Santhosh Chandran
Doha
Dairy products consumers who have developed a taste for locally-produced milk in Qatar will not have to make do with the occasional imports much longer.
With Ramadan around the corner, the two biggest dairy farms in the country ” the Arab Qatari Company for Dairy Production and Baladna ” are all set to increase their outputs.
While the domestic dairy brands are readily available throughout the country and already meet most of the local demand, complete self-sufficiency in milk production is yet to be achieved.
Qatar, on an average, needs around 300,000 litres of milk per day, much of which was being imported before the start of the Saudi-led siege of Qatar. However, the unjust blockade turned out to be a blessing in disguise and spurred domestic efforts for self-sufficiency that has seen farms like Baladna flying in jet-full of cows from Europe and the US.
With the Arab Qatari Company and Baladna entering into their second stages of expansion, milk production in Qatar is expected to meet all the local demand.

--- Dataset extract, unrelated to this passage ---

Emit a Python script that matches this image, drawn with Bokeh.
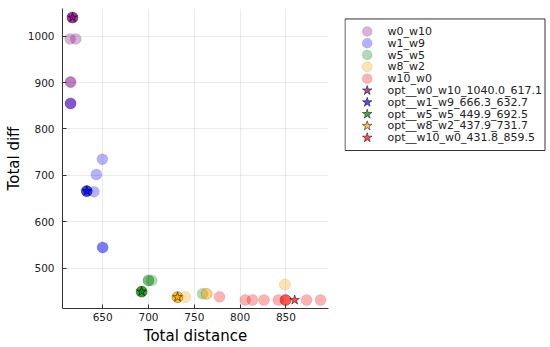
from bokeh.plotting import figure
from bokeh.layouts import row
from bokeh.models import Range1d, FixedTicker
from bokeh.embed import file_html
from bokeh.resources import INLINE

names = ["w0_w10", "w1_w9", "w5_w5", "w8_w2", "w10_w0"]
colors = ["purple", "blue", "green", "orange", "red"]

# total distance (x) and total diff (y) of each run
w0_w10_dist = [617.1, 617.1, 617.1, 617.1, 614.5, 620.7, 615.0, 615.0, 615.0, 615.0]
w0_w10_diff = [1040.0, 1040.0, 1040.0, 1040.0, 994, 994, 901, 901, 855, 855]
w1_w9_dist = [632.7, 632.7, 632.7, 632.7, 649.7, 643.2, 640.5, 650.0, 650.0, 615.0]
w1_w9_diff = [666.3, 666.3, 666.3, 666.3, 735, 702, 665, 545, 545, 855]
w5_w5_dist = [692.5, 692.5, 692.5, 692.5, 700.0, 700.0, 703.5, 759.0]
w5_w5_diff = [449.9, 449.9, 449.9, 449.9, 474, 474, 474, 445]
w8_w2_dist = [731.7, 731.7, 731.7, 731.7, 740.2, 763.5, 763.5, 848.8]
w8_w2_diff = [437.9, 437.9, 437.9, 437.9, 438, 445, 445, 465]
w10_w0_dist = [805.5, 813.4, 826.0, 841.6, 849.6, 849.6, 849.6, 872.5, 887.7, 777.5]
w10_w0_diff = [431.8, 431.8, 431.8, 431.8, 431.8, 431.8, 431.8, 431.8, 431.8, 438.6]

opt_diff = [1040.0, 666.3, 449.9, 437.9, 431.8]
opt_dist = [617.1, 632.7, 692.5, 731.7, 859.5]

x_ticks = [650, 700, 750, 800, 850]
y_ticks = [500, 600, 700, 800, 900, 1000]

series_dist = [w0_w10_dist, w1_w9_dist, w5_w5_dist, w8_w2_dist, w10_w0_dist]
series_diff = [w0_w10_diff, w1_w9_diff, w5_w5_diff, w8_w2_diff, w10_w0_diff]

FONT = "DejaVu Sans"

p = figure(width=344, height=347,
           x_range=Range1d(606.2, 896.4), y_range=Range1d(413.5, 1059.4),
           output_backend="svg", toolbar_location=None,
           min_border_left=62, min_border_top=8, min_border_bottom=38,
           min_border_right=16)
p.outline_line_color = None
p.background_fill_color = "white"
p.border_fill_color = "white"

for ax in (p.xaxis[0], p.yaxis[0]):
    ax.major_tick_in = 4
    ax.major_tick_out = 0
    ax.minor_tick_in = 0
    ax.minor_tick_out = 0
    ax.axis_line_color = "#333333"
    ax.major_tick_line_color = "#333333"
    ax.major_label_text_font = FONT
    ax.major_label_text_font_size = "10.5px"
    ax.major_label_text_color = "#222222"
    ax.axis_label_text_font = FONT
    ax.axis_label_text_font_size = "15px"
    ax.axis_label_text_font_style = "normal"
    ax.axis_label_text_color = "black"

p.xaxis.ticker = FixedTicker(ticks=x_ticks)
p.yaxis.ticker = FixedTicker(ticks=y_ticks)
p.xaxis.axis_label = "Total distance"
p.yaxis.axis_label = "Total diff"
p.xaxis.major_label_standoff = 4
p.yaxis.major_label_standoff = 8
p.xaxis.axis_label_standoff = 3
p.yaxis.axis_label_standoff = 2

p.grid.grid_line_color = "black"
p.grid.grid_line_alpha = 0.08

for name, col, xs, ys in zip(names, colors, series_dist, series_diff):
    p.scatter(xs, ys, marker="circle", size=11, fill_color=col, fill_alpha=0.3,
              line_color="black", line_alpha=0.15, line_width=0.6)

for name, col, d, x in zip(names, colors, opt_diff, opt_dist):
    p.scatter([x], [d], marker="star", size=10, fill_color=col, fill_alpha=0.7,
              line_color="black", line_alpha=0.7, line_width=0.7)

# legend drawn as its own panel; its frame lines up with the main frame,
# and its ranges are in page pixels (y downwards)
lg = figure(width=206, height=347, x_range=Range1d(344, 550), y_range=Range1d(309, 8),
            output_backend="svg", toolbar_location=None,
            min_border_left=0, min_border_right=0, min_border_top=8, min_border_bottom=38,
            x_axis_location=None, y_axis_location=None)
lg.grid.visible = False
lg.outline_line_color = None
lg.border_fill_color = "white"
lg.background_fill_color = "white"

labels = names + [f"opt__{n}_{d:.1f}_{x:.1f}" for n, d, x in zip(names, opt_diff, opt_dist)]
row_y = [31 + 11.85 * i for i in range(len(labels))]
lg.quad(left=[344.5], right=[544.5], top=[18.5], bottom=[150.5], fill_color="white",
        line_color="#333333", line_width=1)
lg.scatter([366.7] * 5, row_y[:5], marker="circle", size=10, fill_color=colors, fill_alpha=0.3,
           line_color="black", line_alpha=0.15, line_width=0.6)
lg.scatter([366.7] * 5, row_y[5:], marker="star", size=10, fill_color=colors, fill_alpha=0.7,
           line_color="black", line_alpha=0.7, line_width=0.7)
lg.text([387] * len(labels), row_y, text=labels, text_font_size="11px",
        text_baseline="middle", text_align="left", text_color="#222222",
        text_font={"value": FONT})

layout = row(p, lg)
open("out.html", "w").write(file_html(layout, INLINE))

"We are going to increase our production by more than 200 percent," Arab Qatari Company Manager Mohamed Elsadani told Qatar Tribune recently.
"Now we are in second phase of our expansion plan that was initiated after the blockade. In this phase, we are likely to import nearly 5,000 hybrid cows from the Netherlands."
Elsadani said the company is focussed on fodder cultivation as well as it wants to make the increase in milk production sustainable.
Baladna, which is Qatar's largest supplier of dairy products now, is also on a similar growth trajectory. Its Board Chairman Moutaz al Khayyat said Baladna will ship in more cows this year.
Last year, the farm airlifted around 3,300 cows from abroad and increased its daily output to 120,000 litres a day. It is in the process of bringing in 10,000 more cows this year.
It also added 200 more retail outlets to its network in 2017 and captured 60 percent of the country's retail dairy market.
As part of its expansion plan, Baladna has installed the largest milking stall in the Middle East that can milk 100 cows in one go.
The cows are being housed in newly built barns at the farm, which sprawls over 40 hectors of land in Al Khor area. Baladna is currently home to thousands of Holstein cows which were flown in from the US and Europe.